I've been involved in communist activity for literally my whole life so I know that I and those around me are being watched, so when I discuss any genuine criminal or revolutionary activity it is in person away from any electronic devices. Holla Forums is for memes and reading recommendations. I don't really care if the NSA has a vague idea of what I am really up to as long as they don't have the details they need to stop me.


Also this. I like Hezbollah's tactics and think they are certainly an honorable movement that we can learn a lot from, but their political ideology is 100% reactionary. I get the sense that people who push the "Hezbollah is revolutionary" meme are just trying to be edgy.

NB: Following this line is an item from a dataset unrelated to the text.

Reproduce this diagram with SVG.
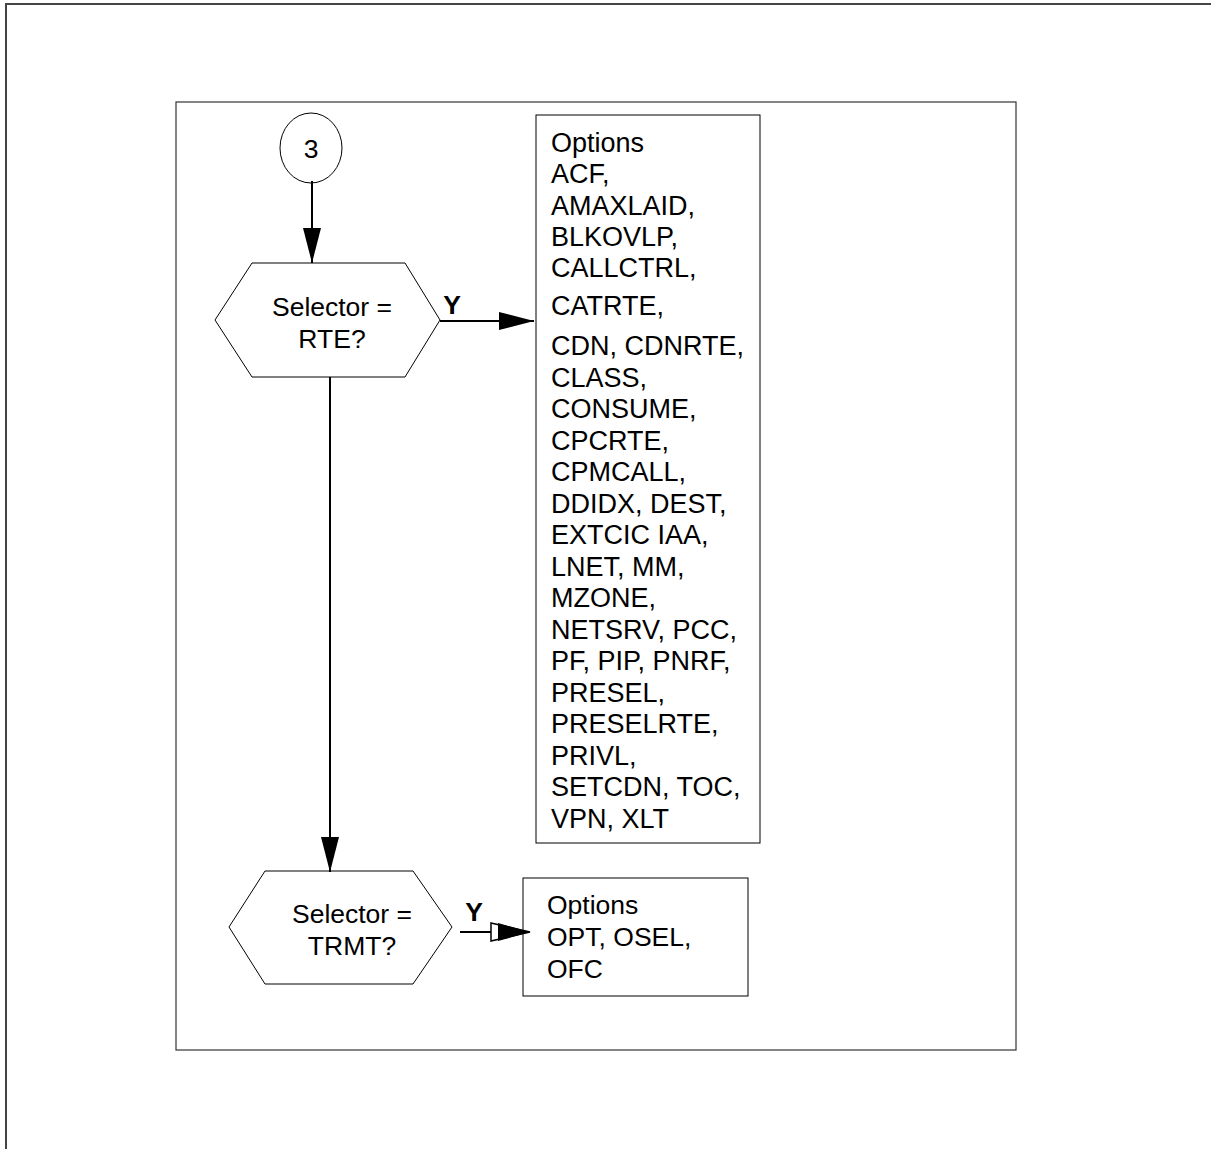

Depends on who your ISP is and what country you're from. Also, when you were using tor, did you just browse onion sites or did you got to .com and .org sites? It's really only recommended that people use tor for .onion. You're the safest when you're on onion sites. 2357225 sounds like a fear monger. You're probably not on a list, nor is most tor users. The people that get put on lists are those who expose governments and whatnot. Not some dipshit looking to buy drugs or download cp. The NSA just dosen't care about trivial matters.

what exactly are their OPSEC tactics?

this is what most people do out of curiosity, you are absolutely on a list, but you are not high priority or anything. Your traffic might be hard to distinguish from botnet activity.

Well, you're a dumbass. Appropriate flag.

Mostly just normal domains and a breif look at some onion sites that I only visited once then was gone. I'm in the US and have a big ISP but it's not any of the ones most people use and so far I haven't heard it's name mentioned in any involvement with gov or corporate plots.


If just anyone could get on a list for merely using it I would be surprised if no one programmed something that sends requests to the tor network from everyones computers so everyone becomes part of this list so it becomes useless.